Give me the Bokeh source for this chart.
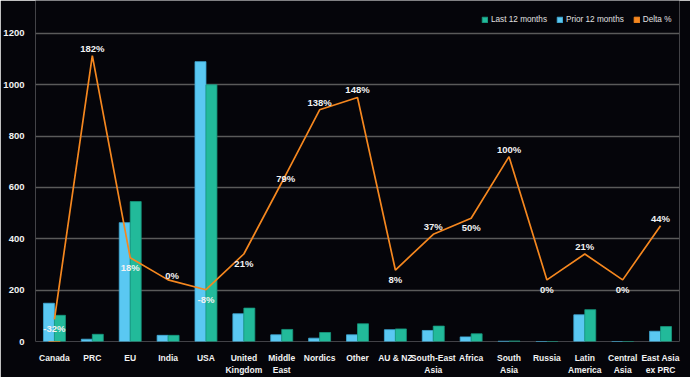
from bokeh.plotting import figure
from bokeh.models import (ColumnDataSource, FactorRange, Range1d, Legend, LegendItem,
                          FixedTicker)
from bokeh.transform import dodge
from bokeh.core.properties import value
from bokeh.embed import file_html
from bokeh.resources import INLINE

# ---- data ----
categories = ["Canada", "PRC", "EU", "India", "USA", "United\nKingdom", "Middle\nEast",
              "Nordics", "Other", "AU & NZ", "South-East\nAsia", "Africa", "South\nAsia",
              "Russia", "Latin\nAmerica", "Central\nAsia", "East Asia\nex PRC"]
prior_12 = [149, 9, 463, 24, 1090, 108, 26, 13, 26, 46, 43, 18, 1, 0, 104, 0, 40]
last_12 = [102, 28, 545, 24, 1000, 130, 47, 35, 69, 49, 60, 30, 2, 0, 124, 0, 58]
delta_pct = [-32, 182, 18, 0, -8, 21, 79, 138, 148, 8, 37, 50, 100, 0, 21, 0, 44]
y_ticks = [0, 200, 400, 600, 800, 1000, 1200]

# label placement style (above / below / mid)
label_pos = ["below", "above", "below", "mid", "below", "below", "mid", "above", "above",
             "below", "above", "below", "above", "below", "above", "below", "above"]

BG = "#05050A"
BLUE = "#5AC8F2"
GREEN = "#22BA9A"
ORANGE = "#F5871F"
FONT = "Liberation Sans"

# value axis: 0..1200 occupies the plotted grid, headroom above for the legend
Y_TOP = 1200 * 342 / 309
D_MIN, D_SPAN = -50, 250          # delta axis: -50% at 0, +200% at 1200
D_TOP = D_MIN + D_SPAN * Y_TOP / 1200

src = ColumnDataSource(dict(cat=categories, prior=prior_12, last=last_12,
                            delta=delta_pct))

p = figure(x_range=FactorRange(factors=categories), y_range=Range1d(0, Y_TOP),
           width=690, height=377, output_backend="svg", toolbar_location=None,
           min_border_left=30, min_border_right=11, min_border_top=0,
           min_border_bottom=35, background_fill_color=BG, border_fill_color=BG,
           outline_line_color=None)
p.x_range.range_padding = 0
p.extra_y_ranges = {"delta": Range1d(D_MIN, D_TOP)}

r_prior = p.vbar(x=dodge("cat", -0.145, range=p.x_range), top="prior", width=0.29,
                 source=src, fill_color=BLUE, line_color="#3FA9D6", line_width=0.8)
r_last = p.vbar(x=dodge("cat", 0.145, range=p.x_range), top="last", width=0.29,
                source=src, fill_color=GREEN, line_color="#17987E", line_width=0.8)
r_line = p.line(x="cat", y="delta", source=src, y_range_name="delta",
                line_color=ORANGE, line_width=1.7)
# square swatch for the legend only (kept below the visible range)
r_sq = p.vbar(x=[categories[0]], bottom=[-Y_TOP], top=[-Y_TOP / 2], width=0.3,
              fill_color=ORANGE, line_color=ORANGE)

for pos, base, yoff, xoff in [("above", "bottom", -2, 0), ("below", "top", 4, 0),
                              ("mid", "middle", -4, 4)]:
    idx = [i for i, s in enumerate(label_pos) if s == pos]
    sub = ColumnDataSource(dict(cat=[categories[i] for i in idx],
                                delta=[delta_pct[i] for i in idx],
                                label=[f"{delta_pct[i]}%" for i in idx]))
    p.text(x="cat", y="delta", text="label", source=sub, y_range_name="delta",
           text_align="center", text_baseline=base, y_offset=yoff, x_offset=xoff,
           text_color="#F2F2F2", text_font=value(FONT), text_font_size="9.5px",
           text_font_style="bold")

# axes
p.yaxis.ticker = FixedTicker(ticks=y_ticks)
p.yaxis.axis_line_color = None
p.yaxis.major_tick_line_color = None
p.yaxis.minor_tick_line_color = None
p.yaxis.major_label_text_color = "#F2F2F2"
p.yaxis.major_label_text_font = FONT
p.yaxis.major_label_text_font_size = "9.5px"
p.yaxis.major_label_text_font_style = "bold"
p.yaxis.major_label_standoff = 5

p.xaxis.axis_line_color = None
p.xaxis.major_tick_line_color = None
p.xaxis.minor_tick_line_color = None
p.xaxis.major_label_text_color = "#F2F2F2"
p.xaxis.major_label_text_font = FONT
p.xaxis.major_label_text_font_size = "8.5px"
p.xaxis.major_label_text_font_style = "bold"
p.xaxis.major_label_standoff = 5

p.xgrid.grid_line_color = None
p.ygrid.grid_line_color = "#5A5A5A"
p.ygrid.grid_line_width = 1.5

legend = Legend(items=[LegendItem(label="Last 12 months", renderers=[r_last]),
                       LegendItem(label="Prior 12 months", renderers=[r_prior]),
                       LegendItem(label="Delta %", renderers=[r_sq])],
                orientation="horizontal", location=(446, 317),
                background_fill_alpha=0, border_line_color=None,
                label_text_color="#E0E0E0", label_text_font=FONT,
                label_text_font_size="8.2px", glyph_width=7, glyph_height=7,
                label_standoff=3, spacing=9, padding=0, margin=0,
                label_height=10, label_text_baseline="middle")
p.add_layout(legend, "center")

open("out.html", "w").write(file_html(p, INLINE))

● ● ● ● ●

— GIVEN REQUEST —
Return nothing but the lines running from the start of the data to the line with "y_ticks = [0, 200, 400, 600, 800, 1000, 1200]", please, both ends included and no pictures.

— TASK SOLUTION —
Give me the Bokeh source for this chart.
from bokeh.plotting import figure
from bokeh.models import (ColumnDataSource, FactorRange, Range1d, Legend, LegendItem,
                          FixedTicker)
from bokeh.transform import dodge
from bokeh.core.properties import value
from bokeh.embed import file_html
from bokeh.resources import INLINE

# ---- data ----
categories = ["Canada", "PRC", "EU", "India", "USA", "United\nKingdom", "Middle\nEast",
              "Nordics", "Other", "AU & NZ", "South-East\nAsia", "Africa", "South\nAsia",
              "Russia", "Latin\nAmerica", "Central\nAsia", "East Asia\nex PRC"]
prior_12 = [149, 9, 463, 24, 1090, 108, 26, 13, 26, 46, 43, 18, 1, 0, 104, 0, 40]
last_12 = [102, 28, 545, 24, 1000, 130, 47, 35, 69, 49, 60, 30, 2, 0, 124, 0, 58]
delta_pct = [-32, 182, 18, 0, -8, 21, 79, 138, 148, 8, 37, 50, 100, 0, 21, 0, 44]
y_ticks = [0, 200, 400, 600, 800, 1000, 1200]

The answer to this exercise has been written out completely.